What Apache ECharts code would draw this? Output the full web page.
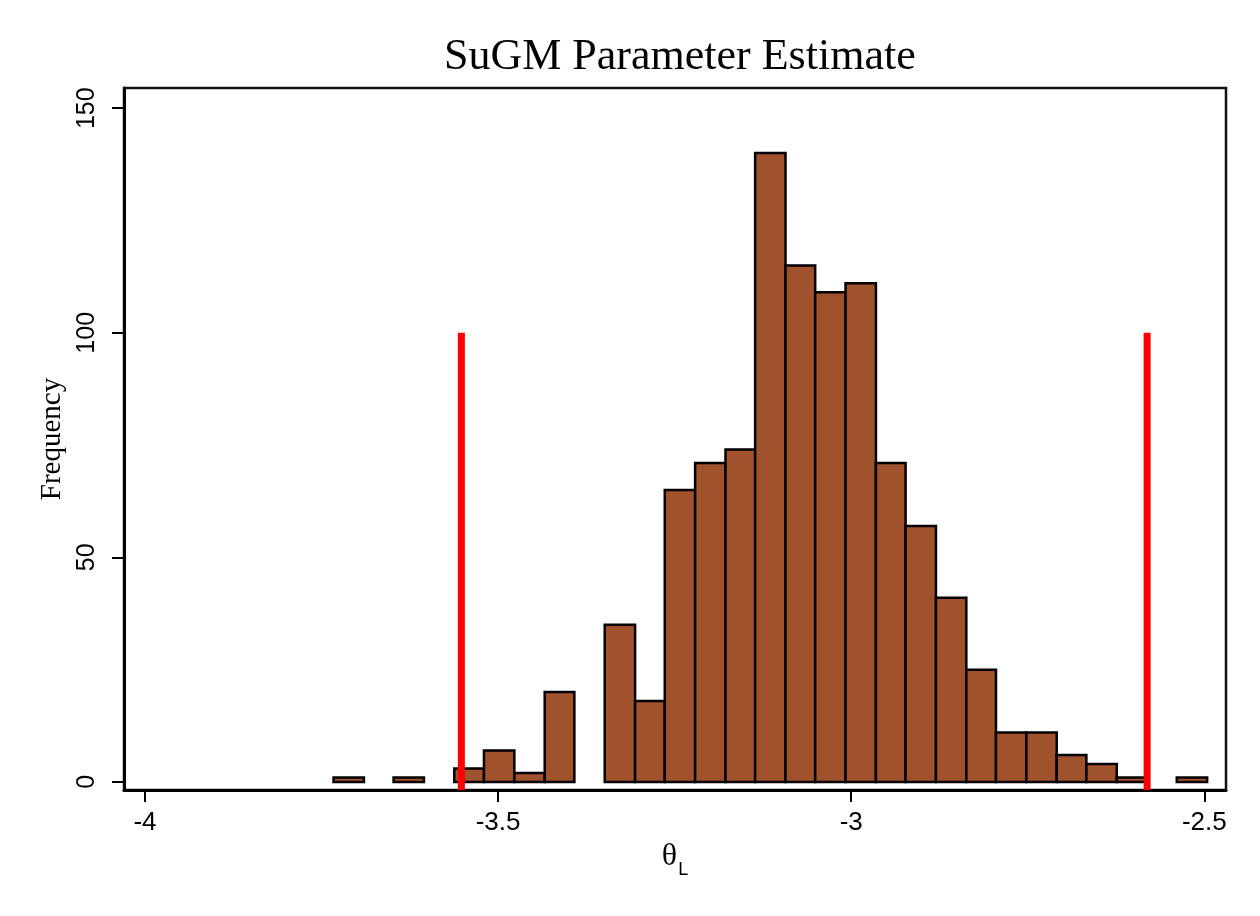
<!DOCTYPE html>
<html>
<head>
<meta charset="utf-8">
<title>SuGM Parameter Estimate</title>
<script src="https://cdn.jsdelivr.net/npm/echarts@6/dist/echarts.min.js"></script>
<style>
html, body { margin: 0; padding: 0; background: #fff; }
#chart { width: 1260px; height: 916px; }
</style>
</head>
<body>
<div id="chart"></div>
<script>
// histogram bin edges (theta_L), 29 bins
var binEdges = [-3.733, -3.690, -3.648, -3.605, -3.562, -3.520, -3.477, -3.434, -3.392, -3.349,
    -3.306, -3.264, -3.221, -3.178, -3.136, -3.093, -3.051, -3.008, -2.965, -2.923,
    -2.880, -2.837, -2.795, -2.752, -2.709, -2.667, -2.624, -2.581, -2.539, -2.496];
// frequency per bin
var frequency = [1, 0, 1, 0, 3, 7, 2, 20, 0, 35, 18, 65, 71, 74, 140, 115, 109, 111, 71, 57,
    41, 25, 11, 11, 6, 4, 1, 0, 1];
// red reference lines
var cutoffs = [-3.552, -2.581];
var cutoffTop = 100;
// tick labels
var xTicks = [-4, -3.5, -3, -2.5];
var yTicks = [0, 50, 100, 150];

var xMin = -4.0297, xMax = -2.4693;
var yMin = -1.8, yMax = 154.5;

var myChart = echarts.init(document.getElementById('chart'));

var histData = [];
for (var i = 0; i < frequency.length; i++) {
    histData.push([binEdges[i], binEdges[i + 1], frequency[i]]);
}

var lineSeries = cutoffs.map(function (c) {
    return {
        type: 'line', data: [[c, yMin], [c, cutoffTop]], symbol: 'none', z: 5,
        lineStyle: { color: '#ff0000', width: 7, cap: 'butt' }, animation: false
    };
});

myChart.setOption({
    animation: false,
    title: {
        text: 'SuGM Parameter Estimate', left: 439, top: 30,
        textStyle: { fontFamily: 'Liberation Serif', fontSize: 44, fontWeight: 'normal', color: '#000' }
    },
    grid: { left: 124, right: 34, top: 88, bottom: 126, show: true, borderColor: '#111', borderWidth: 2.5 },
    xAxis: {
        type: 'value', min: xMin, max: xMax,
        name: '{a|θ}{b|L}', nameLocation: 'middle', nameGap: 50,
        nameTextStyle: {
            rich: {
                a: { fontFamily: 'Liberation Serif', fontSize: 32, lineHeight: 32, color: '#000' },
                b: { fontFamily: 'Liberation Sans', fontSize: 18, lineHeight: 18, padding: [20, 0, 0, 1], verticalAlign: 'top', color: '#000' }
            }
        },
        axisLine: { onZero: false, lineStyle: { color: '#000', width: 3 } },
        axisTick: { length: 12, lineStyle: { color: '#000', width: 2 }, customValues: xTicks },
        axisLabel: {
            customValues: xTicks, margin: 20, color: '#000', fontSize: 26, fontFamily: 'Liberation Sans'
        },
        splitLine: { show: false }
    },
    yAxis: {
        type: 'value', min: yMin, max: yMax,
        name: 'Frequency', nameLocation: 'middle', nameGap: 50, nameRotate: 90,
        nameTextStyle: { fontFamily: 'Liberation Serif', fontSize: 29, color: '#000' },
        axisLine: { show: true, onZero: false, lineStyle: { color: '#000', width: 3 } },
        axisTick: { show: true, length: 12, lineStyle: { color: '#000', width: 2 }, customValues: yTicks },
        axisLabel: {
            customValues: yTicks, rotate: 90, margin: 24, color: '#000', fontSize: 25, fontFamily: 'Liberation Sans'
        },
        splitLine: { show: false }
    },
    series: [{
        type: 'custom',
        data: histData,
        encode: { x: [0, 1], y: 2 },
        renderItem: function (params, api) {
            var n = api.value(2);
            if (!n) return;
            var p0 = api.coord([api.value(0), n]);
            var p1 = api.coord([api.value(1), 0]);
            return {
                type: 'rect',
                shape: { x: p0[0], y: p0[1], width: p1[0] - p0[0], height: p1[1] - p0[1] },
                style: { fill: '#a0522d', stroke: '#000', lineWidth: 2.5 }
            };
        }
    }].concat(lineSeries)
});
</script>
</body>
</html>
--
What you will do: From the first line above to the line containing "var yTicks = [0, 50, 100, 150];", repeat each line exactly. Pictures stay out.

Exercise response:
What Apache ECharts code would draw this? Output the full web page.
<!DOCTYPE html>
<html>
<head>
<meta charset="utf-8">
<title>SuGM Parameter Estimate</title>
<script src="https://cdn.jsdelivr.net/npm/echarts@6/dist/echarts.min.js"></script>
<style>
html, body { margin: 0; padding: 0; background: #fff; }
#chart { width: 1260px; height: 916px; }
</style>
</head>
<body>
<div id="chart"></div>
<script>
// histogram bin edges (theta_L), 29 bins
var binEdges = [-3.733, -3.690, -3.648, -3.605, -3.562, -3.520, -3.477, -3.434, -3.392, -3.349,
    -3.306, -3.264, -3.221, -3.178, -3.136, -3.093, -3.051, -3.008, -2.965, -2.923,
    -2.880, -2.837, -2.795, -2.752, -2.709, -2.667, -2.624, -2.581, -2.539, -2.496];
// frequency per bin
var frequency = [1, 0, 1, 0, 3, 7, 2, 20, 0, 35, 18, 65, 71, 74, 140, 115, 109, 111, 71, 57,
    41, 25, 11, 11, 6, 4, 1, 0, 1];
// red reference lines
var cutoffs = [-3.552, -2.581];
var cutoffTop = 100;
// tick labels
var xTicks = [-4, -3.5, -3, -2.5];
var yTicks = [0, 50, 100, 150];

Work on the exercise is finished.